## Goal
Below are some entries. Copy each line that holds the string "this".

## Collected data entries
⟨
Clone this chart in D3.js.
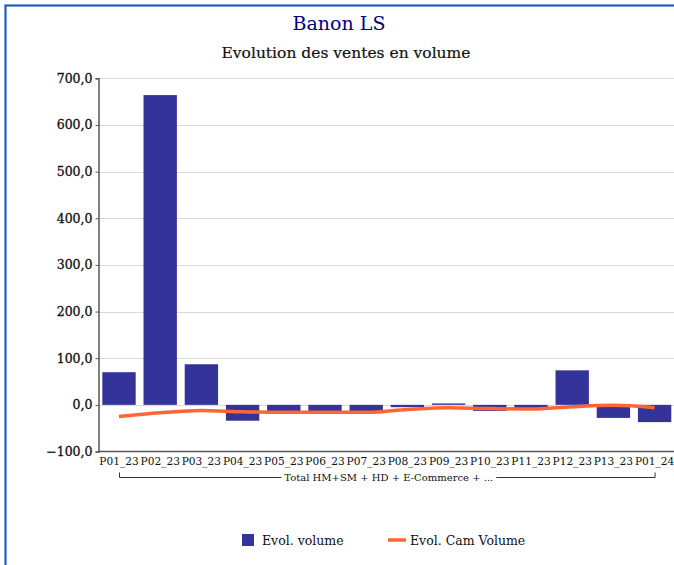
<!DOCTYPE html>
<html><head><meta charset="utf-8">
<script src="https://cdn.jsdelivr.net/npm/d3@7"></script>
<style>html,body{margin:0;padding:0;background:#fff;overflow:hidden}svg{display:block}text{font-family:"DejaVu Serif",serif}</style>
</head><body>
<script>
const categories = ["P01_23","P02_23","P03_23","P04_23","P05_23","P06_23","P07_23","P08_23","P09_23","P10_23","P11_23","P12_23","P13_23","P01_24"];
const evolVolume = [70, 664, 87, -34, -17, -15, -18, -5, 3, -13, -8, 74, -28, -37];
const evolCamVolume = [-25, -17, -12, -15, -16, -16, -16, -10, -6, -8, -9, -4, -1, -6];
const yTicks = [-100, 0, 100, 200, 300, 400, 500, 600, 700];
const title = "Banon LS";
const subtitle = "Evolution des ventes en volume";
const groupLabel = "Total HM+SM + HD + E-Commerce + ...";
const seriesNames = ["Evol. volume", "Evol. Cam Volume"];

const W = 674, H = 565;
const svg = d3.select("body").append("svg").attr("width", W).attr("height", H);

// frame
svg.append("rect").attr("x", 5.5).attr("y", 5.5).attr("width", 800).attr("height", 800)
  .attr("fill", "none").attr("stroke", "#1d5fb3").attr("stroke-width", 2.2);

svg.append("text").attr("x", 339).attr("y", 30).attr("text-anchor", "middle")
  .attr("font-size", 19).attr("fill", "#000080").text(title);
svg.append("text").attr("x", 346).attr("y", 58).attr("text-anchor", "middle")
  .attr("font-size", 15.5).attr("fill", "#111").attr("stroke", "#111").attr("stroke-width", 0.2).text(subtitle);

const x = d3.scaleBand().domain(categories).range([98.4, 98.4 + 14 * 41.2]).paddingInner(0.19).paddingOuter(0.095);
const y = d3.scaleLinear().domain([-100, 700]).range([451.5, 78.3]);

// gridlines
svg.append("g").selectAll("line").data(yTicks.filter(d => d !== -100)).join("line")
  .attr("x1", 98).attr("x2", W).attr("y1", d => Math.round(y(d)) + 0.5).attr("y2", d => Math.round(y(d)) + 0.5)
  .attr("stroke", "#d9d9d9").attr("stroke-width", 1);

// y axis
const yAxis = d3.axisLeft(y).tickValues(yTicks).tickSize(3).tickPadding(3)
  .tickFormat(d => d3.format(".1f")(d).replace(".", ","));
const gy = svg.append("g").attr("transform", "translate(98.5,0)").call(yAxis);
gy.select(".domain").attr("stroke", "#555").attr("stroke-width", 1.5);
gy.selectAll(".tick line").attr("stroke", "#555");
gy.selectAll(".tick text").attr("font-size", 12.5).attr("fill", "#111").attr("stroke", "#111").attr("stroke-width", 0.3).attr("font-family", "DejaVu Serif");

// bars
svg.append("g").selectAll("rect").data(categories).join("rect")
  .attr("x", d => x(d)).attr("width", x.bandwidth())
  .attr("y", (d, i) => y(Math.max(0, evolVolume[i])))
  .attr("height", (d, i) => Math.abs(y(evolVolume[i]) - y(0)))
  .attr("fill", "#333399");

// x axis
const xAxis = d3.axisBottom(x).tickSize(0).tickPadding(6);
const gx = svg.append("g").attr("transform", `translate(0,${y(-100)})`).call(xAxis);
gx.select(".domain").attr("stroke", "#555").attr("stroke-width", 1.5).attr("d", `M98,0H${W}`);
gx.selectAll(".tick text").attr("font-size", 10.6).attr("fill", "#111").attr("font-family", "DejaVu Serif");

// group bracket
const x0 = x(categories[0]) + x.bandwidth() / 2;
const x1 = x(categories[categories.length - 1]) + x.bandwidth() / 2;
const gl = svg.append("text").attr("x", (x0 + x1) / 2 + 2).attr("y", 481).attr("text-anchor", "middle")
  .attr("font-size", 10).attr("fill", "#111").text(groupLabel);
const bb = gl.node().getBBox();
svg.append("path").attr("fill", "none").attr("stroke", "#333").attr("stroke-width", 1)
  .attr("d", `M${x0 + 0.5},472.5V477.5H${bb.x - 3}M${bb.x + bb.width + 3},477.5H${x1 + 0.5}V472.5`);

// line
const line = d3.line().x((d, i) => x(categories[i]) + x.bandwidth() / 2).y(d => y(d)).curve(d3.curveMonotoneX);
svg.append("path").datum(evolCamVolume).attr("d", line).attr("fill", "none")
  .attr("stroke", "#ff6633").attr("stroke-width", 3.5).attr("stroke-linecap", "butt");

// legend
const lg = svg.append("g");
lg.append("rect").attr("x", 242).attr("y", 534).attr("width", 12).attr("height", 12).attr("fill", "#333399");
lg.append("text").attr("x", 262).attr("y", 545).attr("font-size", 12.5).attr("fill", "#111").text(seriesNames[0]);
lg.append("line").attr("x1", 388).attr("x2", 406).attr("y1", 540).attr("y2", 540).attr("stroke", "#ff6633").attr("stroke-width", 3.5);
lg.append("text").attr("x", 410).attr("y", 545).attr("font-size", 12.5).attr("fill", "#111").text(seriesNames[1]);
</script>
</body></html>
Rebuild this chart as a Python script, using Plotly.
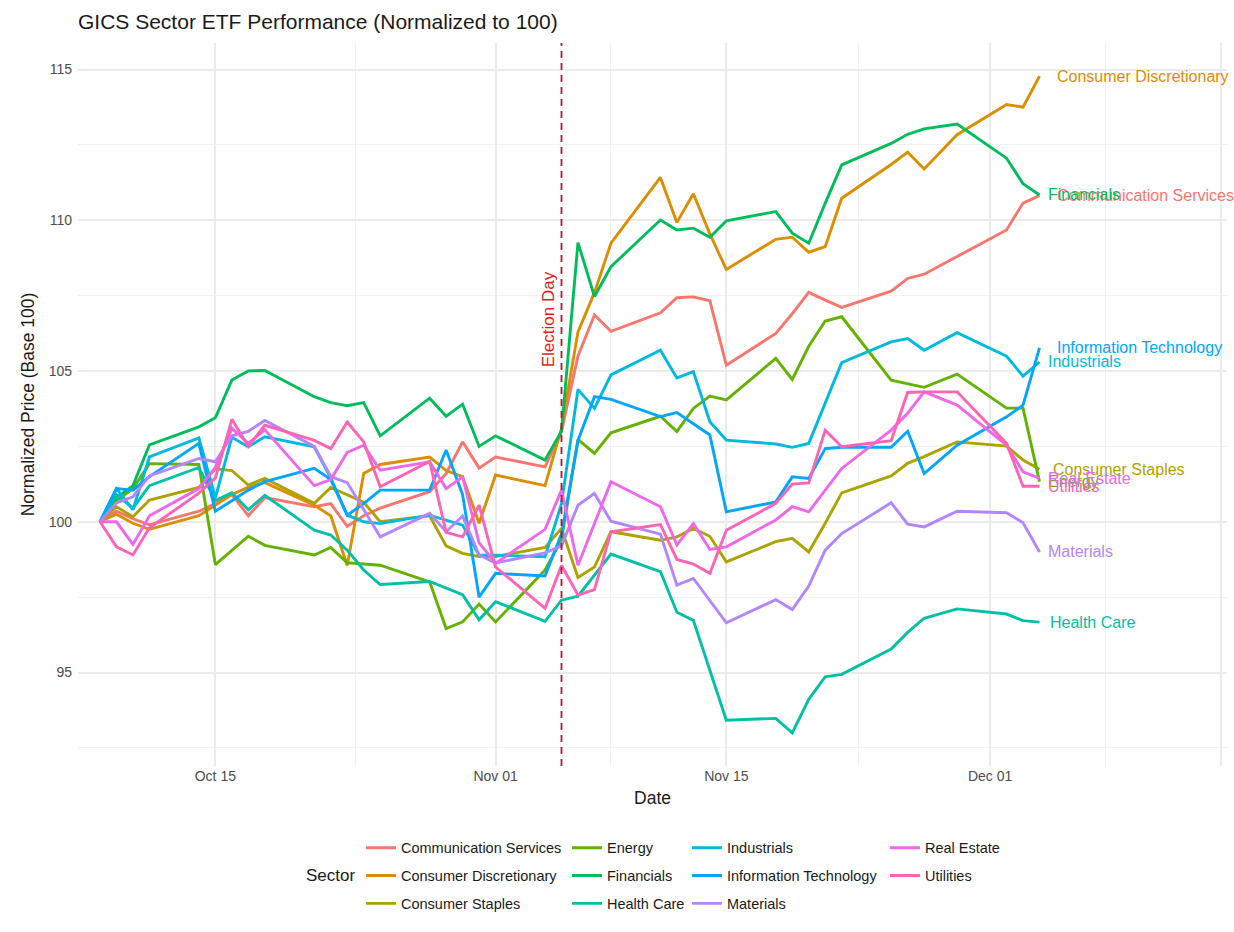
import plotly.graph_objects as go

# ---------------- data ----------------
dates = [
    "2024-10-08", "2024-10-09", "2024-10-10", "2024-10-11", "2024-10-14", "2024-10-15",
    "2024-10-16", "2024-10-17", "2024-10-18", "2024-10-21", "2024-10-22", "2024-10-23",
    "2024-10-24", "2024-10-25", "2024-10-28", "2024-10-29", "2024-10-30", "2024-10-31",
    "2024-11-01", "2024-11-04", "2024-11-05", "2024-11-06", "2024-11-07", "2024-11-08",
    "2024-11-11", "2024-11-12", "2024-11-13", "2024-11-14", "2024-11-15", "2024-11-18",
    "2024-11-19", "2024-11-20", "2024-11-21", "2024-11-22", "2024-11-25", "2024-11-26",
    "2024-11-27", "2024-11-29", "2024-12-02", "2024-12-03", "2024-12-04",
]

communication_services = [
    100, 100.35, 100.1, 99.9, 100.35, 100.6, 100.9, 100.2, 100.8, 100.5, 100.6, 99.85,
    100.2, 100.45, 101.0, 101.6, 102.65, 101.78, 102.15, 101.82, 103.0,
    105.5, 106.86, 106.32, 106.93, 107.43, 107.46, 107.33, 105.19, 106.25, 106.9, 107.61,
    107.35, 107.11, 107.65, 108.07, 108.21, 108.8, 109.68, 110.57, 110.82,
]
consumer_discretionary = [
    100, 100.25, 99.95, 99.75, 100.2, 100.55, 100.9, 101.15, 101.3, 100.55, 100.2, 98.55,
    101.6, 101.9, 102.15, 101.7, 101.5, 99.95, 101.55, 101.2, 103.1,
    106.3, 107.6, 109.24, 111.42, 109.93, 110.88, 109.55, 108.37, 109.37, 109.44, 108.94,
    109.13, 110.73, 111.85, 112.26, 111.7, 112.84, 113.84, 113.75, 114.78,
]
consumer_staples = [
    100, 100.5, 100.17, 100.72, 101.14, 101.76, 101.7, 101.22, 101.44, 100.61, 101.14, 100.9,
    100.65, 100.0, 100.2, 99.2, 98.95, 98.85, 98.85, 99.15, 99.78,
    98.15, 98.5, 99.67, 99.39, 99.5, 99.78, 99.52, 98.67, 99.34, 99.45, 99.0,
    99.95, 100.96, 101.52, 101.94, 102.16, 102.65, 102.51, 102.05, 101.74,
]
energy = [
    100, 100.7, 101.1, 101.93, 101.9, 98.58, 99.05, 99.52, 99.22, 98.9, 99.15, 98.64,
    98.6, 98.56, 98.01, 96.46, 96.68, 97.27, 96.68, 98.4, 99.4,
    102.73, 102.27, 102.95, 103.5, 102.99, 103.76, 104.17, 104.04, 105.42, 104.72, 105.82,
    106.66, 106.8, 104.7, 104.57, 104.46, 104.9, 103.77, 103.77, 101.33,
]
financials = [
    100, 100.8, 101.2, 102.55, 103.15, 103.45, 104.7, 105.0, 105.02, 104.15, 103.95, 103.85,
    103.95, 102.85, 104.1, 103.5, 103.9, 102.5, 102.85, 102.05, 103.0,
    109.26, 107.47, 108.46, 110.01, 109.68, 109.74, 109.44, 109.98, 110.29, 109.57, 109.24,
    110.57, 111.84, 112.55, 112.85, 113.03, 113.19, 112.06, 111.21, 110.84,
]
health_care = [
    100, 100.9, 100.45, 101.2, 101.8, 100.7, 100.96, 100.4, 100.88, 99.72, 99.56, 99.06,
    98.4, 97.92, 98.02, 97.8, 97.58, 96.75, 97.35, 96.7, 97.4,
    97.53, 98.25, 98.93, 98.35, 97.0, 96.73, 95.06, 93.42, 93.48, 93.0, 94.11,
    94.86, 94.94, 95.78, 96.33, 96.8, 97.11, 96.94, 96.72, 96.67,
]
industrials = [
    100, 101.1, 100.4, 102.15, 102.78, 100.8, 102.8, 102.49, 102.82, 102.49, 101.45, 100.22,
    100.0, 99.94, 100.22, 100.06, 99.89, 98.89, 98.89, 98.84, 100.6,
    104.39, 103.76, 104.87, 105.69, 104.77, 104.98, 103.32, 102.71, 102.58, 102.47, 102.6,
    103.93, 105.28, 105.97, 106.08, 105.69, 106.27, 105.49, 104.83, 105.3,
]
information_technology = [
    100, 101.1, 101.05, 101.5, 102.6, 100.35, 100.7, 101.05, 101.33, 101.77, 101.4, 100.22,
    100.6, 101.05, 101.05, 102.38, 100.9, 97.5, 98.29, 98.2, 99.6,
    102.7, 104.15, 104.06, 103.49, 103.62, 103.25, 102.88, 100.33, 100.66, 101.49, 101.44,
    102.43, 102.47, 102.47, 103.0, 101.6, 102.54, 103.48, 103.87, 105.77,
]
materials = [
    100, 100.63, 100.83, 101.52, 102.1, 101.99, 102.85, 103.0, 103.36, 102.5, 101.5, 101.3,
    100.4, 99.5, 100.28, 99.67, 100.19, 98.9, 98.63, 98.97, 99.2,
    100.55, 100.94, 100.02, 99.59, 97.9, 98.12, 97.4, 96.65, 97.42, 97.09, 97.87,
    99.06, 99.61, 100.63, 99.92, 99.83, 100.35, 100.3, 99.97, 99.0,
]
real_estate = [
    100, 100.0, 99.25, 100.2, 101.1, 101.8, 103.1, 102.6, 103.05, 101.2, 101.4, 102.3,
    102.54, 101.71, 101.99, 101.1, 101.49, 99.3, 98.62, 99.75, 101.05,
    98.56, 99.94, 101.33, 100.5, 99.23, 99.94, 99.08, 99.17, 100.06, 100.5, 100.33,
    101.05, 101.77, 103.04, 103.6, 104.31, 103.87, 102.54, 101.66, 101.44,
]
utilities = [
    100, 99.17, 98.9, 99.8, 100.95, 101.45, 103.4, 102.5, 103.2, 102.7, 102.43, 103.31,
    102.65, 101.16, 102.0, 99.65, 99.5, 100.55, 98.5, 97.13, 98.55,
    97.57, 97.75, 99.67, 99.91, 98.75, 98.6, 98.29, 99.72, 100.61, 101.25, 101.29,
    103.04, 102.49, 102.69, 104.29, 104.31, 104.31, 102.6, 101.18, 101.18,
]

sectors = [
    "Communication Services", "Consumer Discretionary", "Consumer Staples", "Energy",
    "Financials", "Health Care", "Industrials", "Information Technology", "Materials",
    "Real Estate", "Utilities",
]
series = [
    communication_services, consumer_discretionary, consumer_staples, energy, financials,
    health_care, industrials, information_technology, materials, real_estate, utilities,
]
colors = [
    "#F8766D", "#DB8E00", "#AEA200", "#64B200", "#00BD5C", "#00C1A7",
    "#00BADE", "#00A6FF", "#B385FF", "#EF67EB", "#FF63B6",
]
election_date = "2024-11-05"
x_tick_vals = ["2024-10-15", "2024-11-01", "2024-11-15", "2024-12-01", "2024-12-15"]
x_tick_text = ["Oct 15", "Nov 01", "Nov 15", "Dec 01", "Dec 15"]
x_minor_vals = ["2024-10-23 12:00", "2024-11-08", "2024-11-23", "2024-12-08"]

# ---------------- styling ----------------
FONT = "Liberation Sans, Arial, sans-serif"
legend_ids = ["legend", "legend", "legend", "legend2", "legend2", "legend2",
              "legend3", "legend3", "legend3", "legend4", "legend4"]
label_xshift = {
    "Communication Services": 15, "Consumer Discretionary": 15, "Information Technology": 15,
    "Consumer Staples": 11, "Health Care": 8,
}

fig = go.Figure()
for name, vals, col, lg in zip(sectors, series, colors, legend_ids):
    fig.add_trace(go.Scatter(
        x=dates, y=vals, mode="lines", name=name, legend=lg, legendgroup=name,
        line=dict(color=col, width=2.9), hoverinfo="x+y+name",
    ))
    fig.add_annotation(
        x=dates[-1], y=vals[-1], text=name, showarrow=False, xanchor="left",
        yanchor="middle", xshift=label_xshift.get(name, 6),
        font=dict(family=FONT, size=16, color=col),
    )

# election day line + label
fig.add_shape(type="line", x0=election_date, x1=election_date, xref="x",
              y0=0, y1=1, yref="paper",
              line=dict(color="#B2182B", width=1.8, dash="7px,5px"))
fig.add_annotation(x=election_date, y=106.7, text="Election Day", textangle=-90,
                   showarrow=False, xanchor="center", yanchor="middle", xshift=-13,
                   font=dict(family=FONT, size=17, color="#E41A1C"))

# "Sector" legend title
fig.add_annotation(x=0.2195, y=-0.152, xref="paper", yref="paper", text="Sector",
                   showarrow=False, xanchor="center", yanchor="middle",
                   font=dict(family=FONT, size=17, color="#1A1A1A"))

leg_common = dict(orientation="v", xanchor="left", yanchor="top", tracegroupgap=6,
                  itemwidth=30, bgcolor="rgba(0,0,0,0)",
                  font=dict(family=FONT, size=14.5, color="#1A1A1A"))
fig.update_layout(
    legend=dict(x=0.2463, y=-0.091, **leg_common),
    legend2=dict(x=0.4256, y=-0.091, **leg_common),
    legend3=dict(x=0.530, y=-0.091, **leg_common),
    legend4=dict(x=0.7023, y=-0.091, **leg_common),
)

fig.update_layout(
    width=1234, height=932,
    margin=dict(l=78, r=7, t=43, b=166),
    paper_bgcolor="white", plot_bgcolor="white",
    font=dict(family=FONT, color="#1A1A1A"),
    title=dict(text="GICS Sector ETF Performance (Normalized to 100)", x=0, xref="paper",
               xanchor="left", y=1 - 22 / 932, yref="container", yanchor="middle",
               font=dict(family=FONT, size=21, color="#1A1A1A")),
    showlegend=True,
)
fig.update_xaxes(
    type="date", range=["2024-10-06 16:00", "2024-12-15 09:00"],
    tickmode="array", tickvals=x_tick_vals, ticktext=x_tick_text,
    showgrid=True, gridcolor="#EBEBEB", gridwidth=1.5, zeroline=False, showline=False,
    ticks="", tickfont=dict(family=FONT, size=14, color="#4D4D4D"),
    minor=dict(tickmode="array", tickvals=x_minor_vals, showgrid=True,
               gridcolor="#F1F1F1", gridwidth=0.9),
    title=dict(text="Date", standoff=8, font=dict(family=FONT, size=17.5, color="#1A1A1A")),
)
fig.update_yaxes(
    range=[91.9, 115.88], tickmode="linear", tick0=95, dtick=5,
    showgrid=True, gridcolor="#EBEBEB", gridwidth=1.5, zeroline=False, showline=False,
    ticks="", ticklabelstandoff=5, tickfont=dict(family=FONT, size=14, color="#4D4D4D"),
    minor=dict(dtick=2.5, tick0=92.5, showgrid=True, gridcolor="#F1F1F1", gridwidth=0.9),
    title=dict(text="Normalized Price (Base 100)", standoff=9,
               font=dict(family=FONT, size=17.5, color="#1A1A1A")),
)

fig.write_html("out.html", config={"displayModeBar": False},
               post_script="document.body.style.margin='0px';")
⟩
## Finished task
Clone this chart in D3.js.
Rebuild this chart as a Python script, using Plotly.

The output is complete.